De wendbaarheid van organisaties moet worden vergroot:

Werkgevers met maximaal 100 werknemers kunnen na één ziektejaar van een werknemer duidelijkheid krijgen over de vraag of ze tot structurele vervanging over kunnen gaan. UWV beoordeelt dan of re-integratie eerste spoor kan worden afgesloten omdat dit niet meer ‘in de rede ligt’. De loondoorbetalingsplicht blijft wel twee jaar duren. De minister geeft aan dat ze het wetsvoorstel dat het oordeel van de bedrijfsarts leidend maakt, toch wil intrekken. Om het tekort aan bedrijfsartsen tegen te gaan, wordt de opleiding tot bedrijfsarts in 2023 en 2024 medegefinancierd door de overheid. Wijzigingen in de WIA volgen mogelijk later.

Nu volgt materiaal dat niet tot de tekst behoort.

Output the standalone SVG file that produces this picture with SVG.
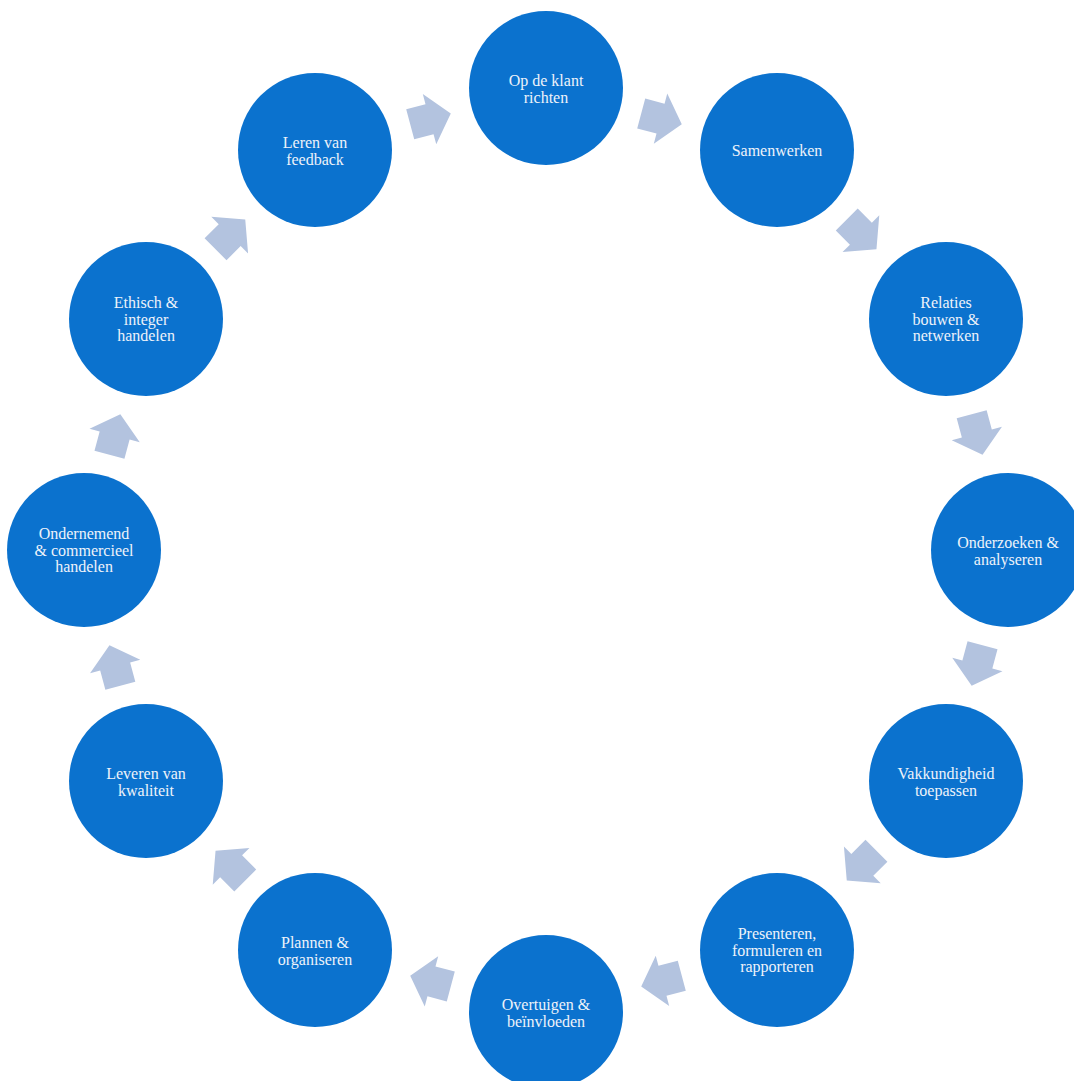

Als werkgevers worden getroffen door een crisis of calamiteit die buiten het normale ondernemersrisico valt, kunnen zij gebruikmaken van de ‘Crisisregeling Personeelsbehoud’. De werkgever laat werknemers dan maximaal zes maanden minimaal 20% minder werken. Over het aantal niet-gewerkte uren moet hij 80% loon betalen, waarbij het totale loon niet meer dan 10% mag dalen en het wettelijk minimumloon een ondergrens is. De werkgever kan voor 60% van de loonkosten van de niet-gewerkte uren een tegemoetkoming aanvragen. De werkgever kan er ook voor kiezen om werknemers tijdelijk ander werk te geven. In dat geval ervaren de werknemers geen terugval in inkomen. Bij beide mogelijkheden moet de werkgever de ondernemingsraad om advies vragen en de vakbonden informeren.

Een werkgever moet alsnog de hoge WW-premie toepassen als het aantal overwerkuren van een werknemer met een vast contract van maximaal 30 uur per week in een jaar meer dan 30% van het aantal contracturen bedraagt. De grens voor herzien ligt nu op 35 uur per week.

De maatregelen worden verspreid over vijf à zeven wetsvoorstellen, die komende zomer op internetconsultatie.nl zullen verschijnen. Volgend jaar moeten ze bij de Tweede Kamer liggen. Dit voorjaar volgt ook verdere informatie over het beleid voor een leven lang ontwikkelen (LLO). Tot slot noemt de minister dat de SER-voorstellen voor van-werk-naar-werk niet (kunnen) doorgaan.

Redactie: Ook hier wordt telkenmale ondoordachte voorstellen gedaan, die vaak een averechtse uitwerking hebben en als ze al nuttig zijn, is er geen enkele controle op. Het is een zwalkend beleid, waarbij menige werkgever volledig uit koers zal raken.